## Material provided
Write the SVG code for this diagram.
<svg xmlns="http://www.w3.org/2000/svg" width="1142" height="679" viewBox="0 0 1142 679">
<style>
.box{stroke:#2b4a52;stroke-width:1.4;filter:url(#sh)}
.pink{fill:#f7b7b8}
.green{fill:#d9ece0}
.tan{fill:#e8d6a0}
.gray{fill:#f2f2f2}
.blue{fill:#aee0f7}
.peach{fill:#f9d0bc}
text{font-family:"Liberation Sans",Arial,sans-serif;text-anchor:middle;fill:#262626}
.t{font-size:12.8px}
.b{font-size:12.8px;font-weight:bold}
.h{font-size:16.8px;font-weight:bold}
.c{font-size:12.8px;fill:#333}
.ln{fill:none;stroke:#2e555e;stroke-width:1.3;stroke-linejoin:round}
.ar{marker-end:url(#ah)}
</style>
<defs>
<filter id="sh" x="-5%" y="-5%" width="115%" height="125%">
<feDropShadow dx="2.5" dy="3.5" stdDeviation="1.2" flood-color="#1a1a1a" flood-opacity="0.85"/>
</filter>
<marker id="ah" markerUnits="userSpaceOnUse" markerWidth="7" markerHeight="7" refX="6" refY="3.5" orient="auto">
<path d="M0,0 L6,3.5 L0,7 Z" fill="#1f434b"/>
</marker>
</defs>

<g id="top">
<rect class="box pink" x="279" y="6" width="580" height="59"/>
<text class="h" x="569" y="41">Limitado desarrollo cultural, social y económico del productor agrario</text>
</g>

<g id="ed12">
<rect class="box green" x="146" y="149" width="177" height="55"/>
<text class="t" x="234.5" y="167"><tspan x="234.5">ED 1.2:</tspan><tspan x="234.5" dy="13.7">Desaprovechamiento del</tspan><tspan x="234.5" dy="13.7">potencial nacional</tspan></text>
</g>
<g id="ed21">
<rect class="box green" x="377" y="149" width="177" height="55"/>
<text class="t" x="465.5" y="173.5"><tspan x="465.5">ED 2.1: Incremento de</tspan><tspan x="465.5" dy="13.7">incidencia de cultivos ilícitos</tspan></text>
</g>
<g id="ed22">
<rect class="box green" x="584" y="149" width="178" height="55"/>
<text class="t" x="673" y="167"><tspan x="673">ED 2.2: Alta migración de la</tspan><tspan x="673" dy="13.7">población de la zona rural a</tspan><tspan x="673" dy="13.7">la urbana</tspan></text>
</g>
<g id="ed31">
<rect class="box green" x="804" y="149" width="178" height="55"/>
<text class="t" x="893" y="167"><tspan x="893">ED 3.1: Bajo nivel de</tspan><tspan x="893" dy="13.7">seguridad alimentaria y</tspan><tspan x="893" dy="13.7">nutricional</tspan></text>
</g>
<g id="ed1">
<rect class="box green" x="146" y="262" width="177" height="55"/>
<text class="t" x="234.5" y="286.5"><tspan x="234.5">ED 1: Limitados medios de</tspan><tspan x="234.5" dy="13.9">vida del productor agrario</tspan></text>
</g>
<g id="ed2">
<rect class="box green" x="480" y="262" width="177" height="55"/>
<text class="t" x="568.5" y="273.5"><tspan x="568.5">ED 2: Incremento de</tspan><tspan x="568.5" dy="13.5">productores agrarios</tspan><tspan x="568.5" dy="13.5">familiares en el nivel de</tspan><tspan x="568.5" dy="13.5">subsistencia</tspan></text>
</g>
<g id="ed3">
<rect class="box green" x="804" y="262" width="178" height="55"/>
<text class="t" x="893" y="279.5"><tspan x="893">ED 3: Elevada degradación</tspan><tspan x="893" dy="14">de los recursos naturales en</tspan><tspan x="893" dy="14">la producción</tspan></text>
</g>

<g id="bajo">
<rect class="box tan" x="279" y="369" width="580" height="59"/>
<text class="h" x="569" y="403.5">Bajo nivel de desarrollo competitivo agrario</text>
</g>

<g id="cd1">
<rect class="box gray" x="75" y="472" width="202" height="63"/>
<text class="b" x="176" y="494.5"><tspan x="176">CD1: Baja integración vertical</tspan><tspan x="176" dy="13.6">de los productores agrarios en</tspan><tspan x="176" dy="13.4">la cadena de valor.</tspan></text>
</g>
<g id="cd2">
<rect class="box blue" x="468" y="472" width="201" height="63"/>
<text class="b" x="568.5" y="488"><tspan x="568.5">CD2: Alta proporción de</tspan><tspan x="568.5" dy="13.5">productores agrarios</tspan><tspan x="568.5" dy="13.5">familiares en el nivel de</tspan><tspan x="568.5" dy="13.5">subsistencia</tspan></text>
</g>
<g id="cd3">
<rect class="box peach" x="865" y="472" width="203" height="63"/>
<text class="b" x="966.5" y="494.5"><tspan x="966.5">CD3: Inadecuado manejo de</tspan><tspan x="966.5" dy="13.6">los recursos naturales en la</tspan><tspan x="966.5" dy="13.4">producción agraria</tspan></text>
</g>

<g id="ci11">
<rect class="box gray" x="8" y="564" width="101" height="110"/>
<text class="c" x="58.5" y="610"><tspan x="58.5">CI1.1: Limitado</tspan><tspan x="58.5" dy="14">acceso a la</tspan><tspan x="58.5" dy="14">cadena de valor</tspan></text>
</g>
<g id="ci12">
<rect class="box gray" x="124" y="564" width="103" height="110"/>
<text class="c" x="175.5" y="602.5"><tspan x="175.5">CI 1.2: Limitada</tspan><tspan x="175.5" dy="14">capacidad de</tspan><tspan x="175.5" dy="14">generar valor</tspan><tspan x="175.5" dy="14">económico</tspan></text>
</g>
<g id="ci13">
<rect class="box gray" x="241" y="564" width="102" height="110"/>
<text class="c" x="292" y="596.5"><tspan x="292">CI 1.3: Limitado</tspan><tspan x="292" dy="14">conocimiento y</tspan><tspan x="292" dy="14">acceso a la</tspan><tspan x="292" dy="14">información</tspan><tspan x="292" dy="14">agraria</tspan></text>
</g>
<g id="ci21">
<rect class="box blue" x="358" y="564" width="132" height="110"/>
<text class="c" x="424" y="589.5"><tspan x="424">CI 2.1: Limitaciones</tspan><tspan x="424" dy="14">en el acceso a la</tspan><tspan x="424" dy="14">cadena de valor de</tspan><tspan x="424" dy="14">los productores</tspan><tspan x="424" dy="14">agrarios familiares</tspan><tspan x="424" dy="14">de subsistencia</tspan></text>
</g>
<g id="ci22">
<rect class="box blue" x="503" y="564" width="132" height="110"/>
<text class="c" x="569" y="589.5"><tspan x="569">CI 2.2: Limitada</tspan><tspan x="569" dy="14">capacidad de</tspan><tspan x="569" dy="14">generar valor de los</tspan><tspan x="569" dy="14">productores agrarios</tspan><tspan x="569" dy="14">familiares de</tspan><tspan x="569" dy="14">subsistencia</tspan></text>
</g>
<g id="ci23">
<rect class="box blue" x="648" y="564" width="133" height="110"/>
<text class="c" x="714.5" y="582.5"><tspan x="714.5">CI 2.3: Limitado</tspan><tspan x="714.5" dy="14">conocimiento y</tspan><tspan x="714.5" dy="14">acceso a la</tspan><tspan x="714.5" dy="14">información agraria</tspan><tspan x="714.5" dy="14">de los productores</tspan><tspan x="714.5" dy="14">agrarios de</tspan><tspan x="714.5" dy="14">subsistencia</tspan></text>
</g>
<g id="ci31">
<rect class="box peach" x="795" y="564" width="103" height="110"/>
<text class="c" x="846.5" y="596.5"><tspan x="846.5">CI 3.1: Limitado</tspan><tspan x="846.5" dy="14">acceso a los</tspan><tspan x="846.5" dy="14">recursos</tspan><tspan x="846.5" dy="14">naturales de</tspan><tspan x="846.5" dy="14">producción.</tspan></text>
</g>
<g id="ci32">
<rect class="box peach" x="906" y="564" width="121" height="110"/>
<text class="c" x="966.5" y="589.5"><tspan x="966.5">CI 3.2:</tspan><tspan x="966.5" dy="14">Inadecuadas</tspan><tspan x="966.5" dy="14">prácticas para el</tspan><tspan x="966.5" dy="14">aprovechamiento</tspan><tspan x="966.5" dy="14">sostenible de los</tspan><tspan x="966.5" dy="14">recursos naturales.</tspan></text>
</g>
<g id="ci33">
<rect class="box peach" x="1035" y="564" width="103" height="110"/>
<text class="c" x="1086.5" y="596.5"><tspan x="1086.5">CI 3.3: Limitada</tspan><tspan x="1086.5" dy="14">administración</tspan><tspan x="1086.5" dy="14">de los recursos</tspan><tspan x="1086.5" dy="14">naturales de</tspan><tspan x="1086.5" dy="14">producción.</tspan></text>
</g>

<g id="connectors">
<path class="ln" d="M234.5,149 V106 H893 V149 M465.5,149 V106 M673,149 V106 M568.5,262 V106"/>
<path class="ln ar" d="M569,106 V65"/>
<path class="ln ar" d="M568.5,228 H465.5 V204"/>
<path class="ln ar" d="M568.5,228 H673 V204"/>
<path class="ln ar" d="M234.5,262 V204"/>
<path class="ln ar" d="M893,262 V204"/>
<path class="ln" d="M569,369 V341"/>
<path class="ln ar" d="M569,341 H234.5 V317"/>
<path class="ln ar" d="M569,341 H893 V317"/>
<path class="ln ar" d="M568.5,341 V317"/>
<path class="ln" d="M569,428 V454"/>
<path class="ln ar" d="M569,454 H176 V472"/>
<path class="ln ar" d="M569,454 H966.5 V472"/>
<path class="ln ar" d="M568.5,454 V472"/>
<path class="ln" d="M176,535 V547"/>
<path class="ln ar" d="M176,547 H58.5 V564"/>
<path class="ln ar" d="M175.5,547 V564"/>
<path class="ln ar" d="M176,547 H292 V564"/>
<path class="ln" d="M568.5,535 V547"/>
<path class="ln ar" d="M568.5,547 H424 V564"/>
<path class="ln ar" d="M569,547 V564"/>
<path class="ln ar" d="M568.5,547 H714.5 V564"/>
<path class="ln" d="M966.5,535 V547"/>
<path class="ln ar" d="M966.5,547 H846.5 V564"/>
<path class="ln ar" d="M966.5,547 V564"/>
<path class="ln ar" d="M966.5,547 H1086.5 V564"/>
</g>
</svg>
---
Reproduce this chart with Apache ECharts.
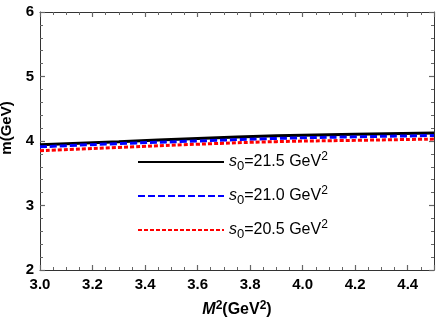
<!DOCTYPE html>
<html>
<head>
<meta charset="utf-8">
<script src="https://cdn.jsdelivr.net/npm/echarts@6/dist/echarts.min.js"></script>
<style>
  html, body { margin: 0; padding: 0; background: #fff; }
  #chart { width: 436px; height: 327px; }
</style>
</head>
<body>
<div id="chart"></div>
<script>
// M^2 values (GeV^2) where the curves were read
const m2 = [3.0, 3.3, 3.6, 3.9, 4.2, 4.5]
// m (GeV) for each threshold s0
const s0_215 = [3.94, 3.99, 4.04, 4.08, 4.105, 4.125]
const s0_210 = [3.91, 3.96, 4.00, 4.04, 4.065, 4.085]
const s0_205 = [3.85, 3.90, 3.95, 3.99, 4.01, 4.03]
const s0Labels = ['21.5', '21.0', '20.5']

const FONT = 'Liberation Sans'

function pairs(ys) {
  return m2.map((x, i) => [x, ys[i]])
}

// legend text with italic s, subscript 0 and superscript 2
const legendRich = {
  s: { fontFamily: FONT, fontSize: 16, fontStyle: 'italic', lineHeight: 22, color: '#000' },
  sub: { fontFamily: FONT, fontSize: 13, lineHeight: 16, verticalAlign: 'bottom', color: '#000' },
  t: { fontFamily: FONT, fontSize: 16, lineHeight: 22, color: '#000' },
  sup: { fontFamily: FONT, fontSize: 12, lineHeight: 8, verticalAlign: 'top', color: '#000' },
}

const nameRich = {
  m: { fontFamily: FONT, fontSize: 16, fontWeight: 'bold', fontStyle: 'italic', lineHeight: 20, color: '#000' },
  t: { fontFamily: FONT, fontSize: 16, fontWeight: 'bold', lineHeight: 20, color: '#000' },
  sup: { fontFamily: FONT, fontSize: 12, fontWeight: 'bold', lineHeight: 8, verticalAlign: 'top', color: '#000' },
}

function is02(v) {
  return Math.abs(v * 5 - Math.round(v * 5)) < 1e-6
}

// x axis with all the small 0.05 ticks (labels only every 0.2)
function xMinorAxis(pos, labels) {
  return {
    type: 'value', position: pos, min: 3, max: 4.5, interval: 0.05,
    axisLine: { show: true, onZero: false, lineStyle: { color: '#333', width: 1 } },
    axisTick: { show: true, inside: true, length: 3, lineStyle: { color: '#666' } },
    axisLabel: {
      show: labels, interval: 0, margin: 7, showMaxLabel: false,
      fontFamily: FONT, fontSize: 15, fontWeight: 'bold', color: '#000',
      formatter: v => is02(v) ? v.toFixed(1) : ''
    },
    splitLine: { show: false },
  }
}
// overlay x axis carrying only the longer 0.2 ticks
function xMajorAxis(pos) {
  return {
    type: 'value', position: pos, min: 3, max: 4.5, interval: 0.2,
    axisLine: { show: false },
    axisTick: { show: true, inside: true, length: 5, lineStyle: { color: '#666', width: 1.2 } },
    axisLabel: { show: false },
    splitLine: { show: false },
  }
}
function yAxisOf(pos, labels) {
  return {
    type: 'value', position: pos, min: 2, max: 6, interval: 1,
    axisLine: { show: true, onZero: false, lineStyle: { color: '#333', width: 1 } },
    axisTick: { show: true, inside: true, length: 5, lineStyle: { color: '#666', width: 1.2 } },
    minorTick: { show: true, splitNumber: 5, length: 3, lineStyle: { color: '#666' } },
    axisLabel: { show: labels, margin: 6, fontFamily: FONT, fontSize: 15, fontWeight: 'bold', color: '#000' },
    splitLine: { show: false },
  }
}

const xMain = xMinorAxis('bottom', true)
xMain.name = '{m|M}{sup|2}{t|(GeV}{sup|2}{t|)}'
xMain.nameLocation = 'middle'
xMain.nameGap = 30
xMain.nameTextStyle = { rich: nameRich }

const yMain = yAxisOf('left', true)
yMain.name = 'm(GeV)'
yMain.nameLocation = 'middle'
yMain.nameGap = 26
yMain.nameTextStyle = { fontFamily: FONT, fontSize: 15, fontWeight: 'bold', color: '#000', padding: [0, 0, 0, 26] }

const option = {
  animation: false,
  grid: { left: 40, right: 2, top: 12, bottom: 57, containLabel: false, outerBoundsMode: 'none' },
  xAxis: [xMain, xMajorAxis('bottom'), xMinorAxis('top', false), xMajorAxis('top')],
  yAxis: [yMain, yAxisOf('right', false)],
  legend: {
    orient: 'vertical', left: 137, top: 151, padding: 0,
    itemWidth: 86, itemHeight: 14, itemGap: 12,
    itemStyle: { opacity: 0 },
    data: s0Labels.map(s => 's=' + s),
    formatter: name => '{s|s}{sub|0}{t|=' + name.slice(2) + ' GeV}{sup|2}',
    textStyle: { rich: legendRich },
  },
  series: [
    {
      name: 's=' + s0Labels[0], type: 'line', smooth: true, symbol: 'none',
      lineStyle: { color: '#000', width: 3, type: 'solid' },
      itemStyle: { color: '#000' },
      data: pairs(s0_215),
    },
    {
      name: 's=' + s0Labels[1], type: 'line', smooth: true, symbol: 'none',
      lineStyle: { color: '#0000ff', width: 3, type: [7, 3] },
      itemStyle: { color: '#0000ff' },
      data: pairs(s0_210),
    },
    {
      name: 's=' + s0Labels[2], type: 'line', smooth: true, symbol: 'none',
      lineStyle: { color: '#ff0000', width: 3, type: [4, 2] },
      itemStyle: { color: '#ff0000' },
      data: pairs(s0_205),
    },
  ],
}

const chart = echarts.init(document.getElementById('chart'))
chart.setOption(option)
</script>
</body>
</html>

## Work to complete
Identify every line holding the word "with" and copy it out.

## Output of the task
Reproduce this chart with Apache ECharts.
// legend text with italic s, subscript 0 and superscript 2
// x axis with all the small 0.05 ticks (labels only every 0.2)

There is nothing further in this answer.